I have started but not finished his books "Big Debt Crisis" and "Principles". I read however "Changing World Order: Why Nations Succeed Or Fail" which is kind of similar to books such as "Why Nations Fail" or "The fate of empires and Search for survival". It's interesting.
I have read his position about $BTC. I'm a Bitcoin bull - I bought for the next 50 years not to speculate in the next few months.
I've read the black swan, the turkey graph is a favorite of mine :-) Taleb is a really smart guy! Love his books.
Dalio's confidence in Bitcoin and cryptocurrencies not being a highly speculative asset class anymore should be a reality check for every investor. He's far from being an amateur. Would love to read your opinion on Ethereum allowing the removal of the Proof of Work "hard cap" (infrastructure development and silicon manufacturing) and the impact it will have on the cryptocurrency market. I hear many investors are putting 20 to 40% of their cryptocurrency portoflio in Ethereum.

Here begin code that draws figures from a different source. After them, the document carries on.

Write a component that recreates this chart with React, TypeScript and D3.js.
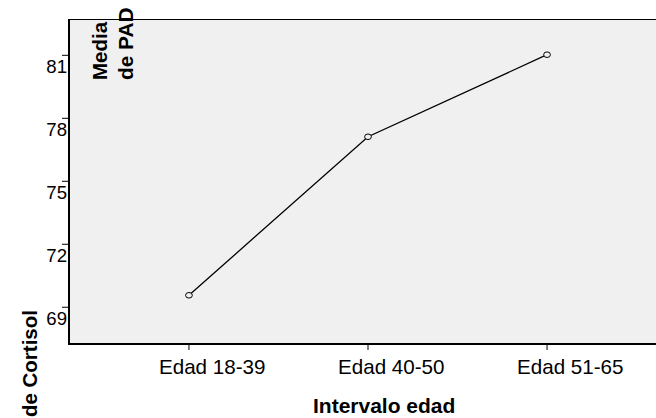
import React from "react";
import * as d3 from "d3";

const categories = ["Edad 18-39", "Edad 40-50", "Edad 51-65"];
const values = [69.57, 77.12, 81.03];
const yTicks = [69, 72, 75, 78, 81];
const xTitle = "Intervalo edad";
const yTitleParts = ["Media", "de PAD", "de Cortisol"];

const W = 656;
const H = 418;
const left = 69;
const top = 19;
const bottom = 344;
const right = 667;

export default function App() {
  const x = d3.scalePoint<string>().domain(categories).range([left, right]).padding(0.67);
  const y = d3.scaleLinear().domain([67.25, 82.73]).range([bottom, top]);
  const line = d3
    .line<number>()
    .x((_, i) => x(categories[i]) as number)
    .y((d) => y(d));
  const font = "'Liberation Sans', Arial, sans-serif";
  return (
    <svg
      width={W}
      height={H}
      style={{ position: "absolute", left: 0, top: 0, background: "#fff" }}
      fontFamily={font}
    >
      <rect x={left} y={top} width={right - left} height={bottom - top} fill="#f0f0f0" />
      <line x1={left} x2={right} y1={top + 0.5} y2={top + 0.5} stroke="#000" strokeWidth={1} />
      <line x1={left} x2={left} y1={top} y2={bottom + 1} stroke="#000" strokeWidth={2} />
      <line x1={left - 1} x2={right} y1={bottom} y2={bottom} stroke="#000" strokeWidth={2} />
      {yTicks.map((t) => (
        <g key={t}>
          <line x1={left - 7} x2={left} y1={y(t)} y2={y(t)} stroke="#000" strokeWidth={1} />
          <text x={67} y={y(t) + 18} textAnchor="end" fontSize={18.6} fill="#000">
            {t}
          </text>
        </g>
      ))}
      {categories.map((c) => (
        <g key={c}>
          <line x1={x(c)} x2={x(c)} y1={bottom} y2={bottom + 6} stroke="#000" strokeWidth={1} />
          <text x={(x(c) as number) - 30} y={374} fontSize={20.6} fill="#000">
            {c}
          </text>
        </g>
      ))}
      <path d={line(values) || ""} fill="none" stroke="#000" strokeWidth={1.3} />
      {values.map((v, i) => (
        <ellipse
          key={i}
          cx={x(categories[i])}
          cy={y(v)}
          rx={3.4}
          ry={2.8}
          fill="#f0f0f0"
          stroke="#000"
          strokeWidth={1}
        />
      ))}
      <text x={313} y={413} fontSize={21} fontWeight="bold" fill="#000">
        {xTitle}
      </text>
      <text transform="translate(107,80) rotate(-90)" fontSize={20.5} fontWeight="bold" fill="#000">
        {yTitleParts[0]}
      </text>
      <text transform="translate(133,80) rotate(-90)" fontSize={20.8} fontWeight="bold" fill="#000">
        {yTitleParts[1]}
      </text>
      <text
        transform="translate(36.5,310) rotate(-90)"
        textAnchor="end"
        fontSize={20.5}
        fontWeight="bold"
        fill="#000"
      >
        {yTitleParts[2]}
      </text>
    </svg>
  );
}
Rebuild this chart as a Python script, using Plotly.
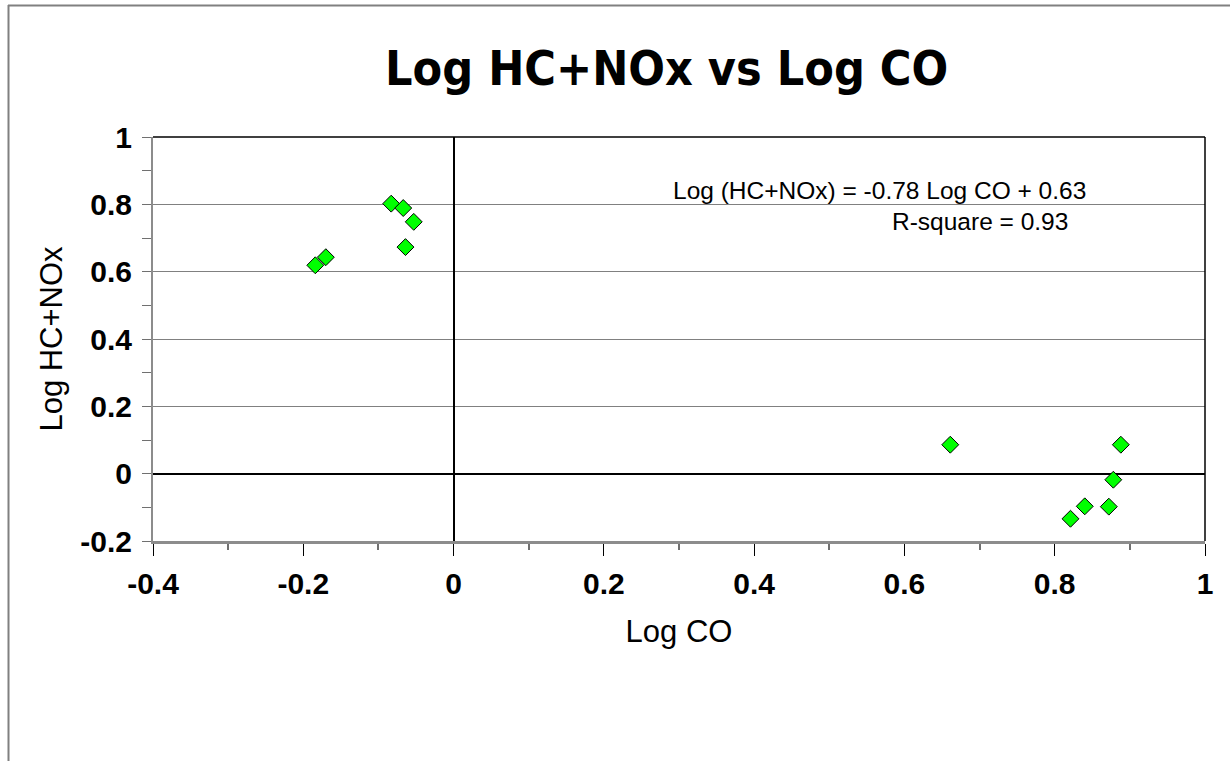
import plotly.graph_objects as go

log_co = [-0.083, -0.067, -0.053, -0.064, -0.170, -0.184,
          0.661, 0.888, 0.878, 0.840, 0.872, 0.821]
log_hc_nox = [0.802, 0.789, 0.748, 0.673, 0.643, 0.619,
              0.086, 0.086, -0.018, -0.097, -0.098, -0.134]

x_ticks = [-0.4, -0.2, 0, 0.2, 0.4, 0.6, 0.8, 1]
x_labels = ["-0.4", "-0.2", "0", "0.2", "0.4", "0.6", "0.8", "1"]
y_ticks = [-0.2, 0, 0.2, 0.4, 0.6, 0.8, 1]
y_labels = ["-0.2", "0", "0.2", "0.4", "0.6", "0.8", "1"]

title_text = "Log HC+NOx vs Log CO"
eq_text = "Log (HC+NOx) = -0.78 Log CO + 0.63"
r2_text = "R-square = 0.93"

W, H = 1232, 761
L, R, T, B = 153, 1205, 137, 541

fig = go.Figure()
fig.add_trace(go.Scatter(
    x=log_co, y=log_hc_nox, mode="markers",
    marker=dict(symbol="diamond", size=13, color="#00ff00",
                line=dict(color="black", width=1)),
    showlegend=False, hoverinfo="x+y"))

tick_font = dict(family="Liberation Sans, Arial", size=30, color="black", weight="bold")
axis_title_font = dict(family="Liberation Sans, Arial", size=31, color="black")

fig.update_xaxes(
    range=[-0.4, 1], tickvals=x_ticks, ticktext=x_labels,
    showgrid=False, zeroline=True, zerolinecolor="black", zerolinewidth=2,
    showline=True, linecolor="#8c8c8c", linewidth=3,
    ticks="outside", ticklen=12, tickcolor="black", tickwidth=1,
    ticklabelstandoff=2,
    minor=dict(tickvals=[-0.3, -0.1, 0.1, 0.3, 0.5, 0.7, 0.9],
               ticks="outside", ticklen=6, tickcolor="#707070", tickwidth=2,
               showgrid=False),
    tickfont=tick_font,
    title=dict(text="Log CO", font=axis_title_font, standoff=22),
)
fig.update_yaxes(
    range=[-0.2, 1], tickvals=y_ticks, ticktext=y_labels,
    showgrid=True, gridcolor="#808080", gridwidth=1,
    zeroline=True, zerolinecolor="black", zerolinewidth=2,
    showline=True, linecolor="#8c8c8c", linewidth=2,
    ticks="outside", ticklen=9, tickcolor="#707070", tickwidth=1,
    ticklabelstandoff=4,
    minor=dict(tickvals=[-0.1, 0.1, 0.3, 0.5, 0.7, 0.9],
               ticks="outside", ticklen=9, tickcolor="#707070", tickwidth=1,
               showgrid=False),
    tickfont=tick_font,
    title=dict(text="Log HC+NOx", font=axis_title_font, standoff=8),
)

def px_x(px):
    return (px - L) / (R - L)

def px_y(py):
    return (B - py) / (B - T)

shapes = [
    dict(type="line", xref="paper", yref="paper", x0=0, x1=1, y0=1, y1=1,
         line=dict(color="black", width=1.5)),
    dict(type="line", xref="paper", yref="paper", x0=1, x1=1, y0=0, y1=1,
         line=dict(color="black", width=1.5)),
    dict(type="line", xref="paper", yref="paper", x0=px_x(8), x1=px_x(1230),
         y0=px_y(5.5), y1=px_y(5.5), line=dict(color="#808080", width=2)),
    dict(type="line", xref="paper", yref="paper", x0=px_x(8.5), x1=px_x(8.5),
         y0=px_y(5), y1=px_y(761), line=dict(color="#808080", width=2)),
]

annotations = [
    dict(text="<b>" + title_text + "</b>", xref="paper", yref="paper",
         x=px_x(666), y=px_y(68), showarrow=False, xanchor="center", yanchor="middle",
         font=dict(family="DejaVu Sans Condensed, DejaVu Sans", size=48, color="black")),
    dict(text=eq_text, xref="x", yref="y", x=0.567, y=0.840, showarrow=False,
         xanchor="center", yanchor="middle",
         font=dict(family="Liberation Sans, Arial", size=24.5, color="black")),
    dict(text=r2_text, xref="x", yref="y", x=0.700, y=0.748, showarrow=False,
         xanchor="center", yanchor="middle",
         font=dict(family="Liberation Sans, Arial", size=24.5, color="black")),
]

fig.update_layout(
    width=W, height=H,
    margin=dict(l=L, r=W - R, t=T, b=H - B, pad=0),
    paper_bgcolor="white", plot_bgcolor="white",
    shapes=shapes, annotations=annotations,
)

fig.write_html("out.html", config={"displayModeBar": False})
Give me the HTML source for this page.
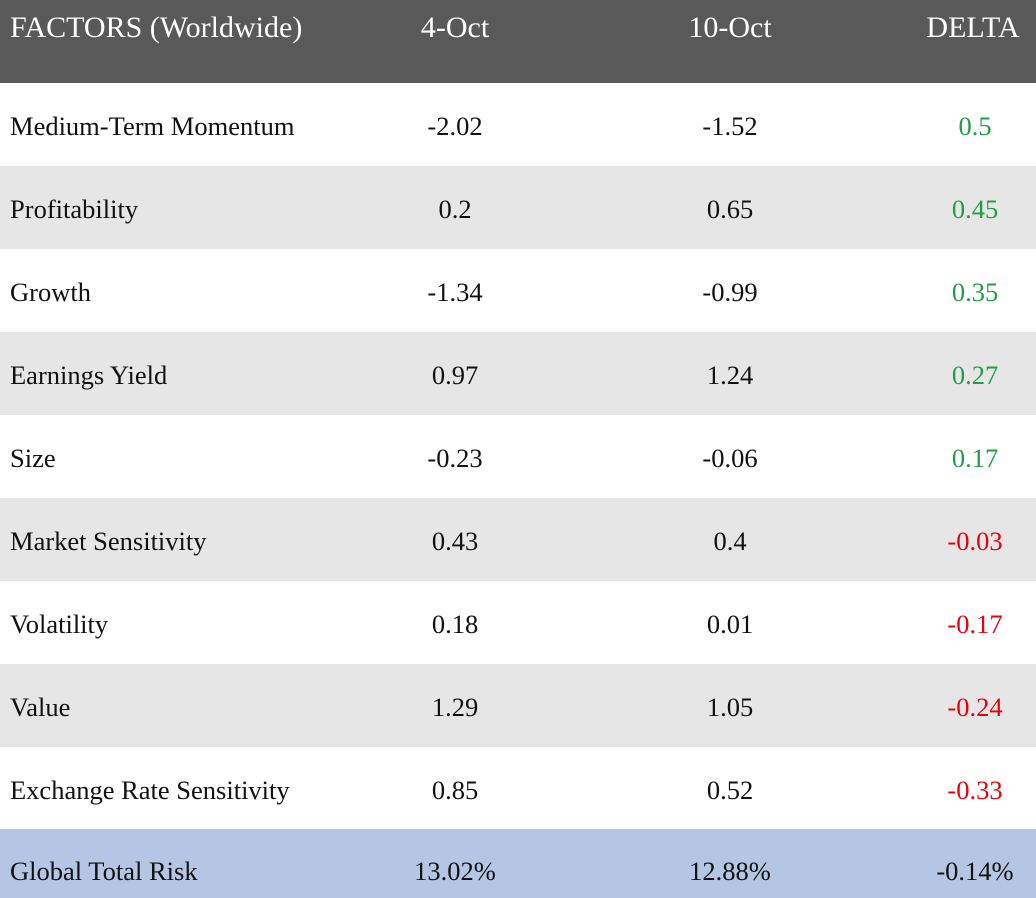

Some big investors have endorsed bitcoin so far (Paul Tudor, Reid Hoffman, Stan Druckenmiller, Chamath Palihapitiya, Dorsey and Musk etc). It's definitely a high risk investment but it's also an amazing technological breakthrough with a big network effect.
Ethereum is interesting but it's still a beta product. I don't have a ETH position. Lyn Alden wrote a great article on investing in ETH: https://www.lynalden.com/ethereum-analysis/
Thank you for the references. I liked Lyn's post aswell but she had the mining part very wrong. ETH is more speculative but it's also why it is more interesting. Higher tech breaks more often... but when it doesn't break it's a lot more powerful - which is how I tend to see ETH. Considering that ETH is fueling the cryptocurrency boom through token printing (with ICOs and now Tether and stable coins) I believe it's worth considering as a viable layer 1 investment. Looking forward to reading more from you about all these topics Nicolas!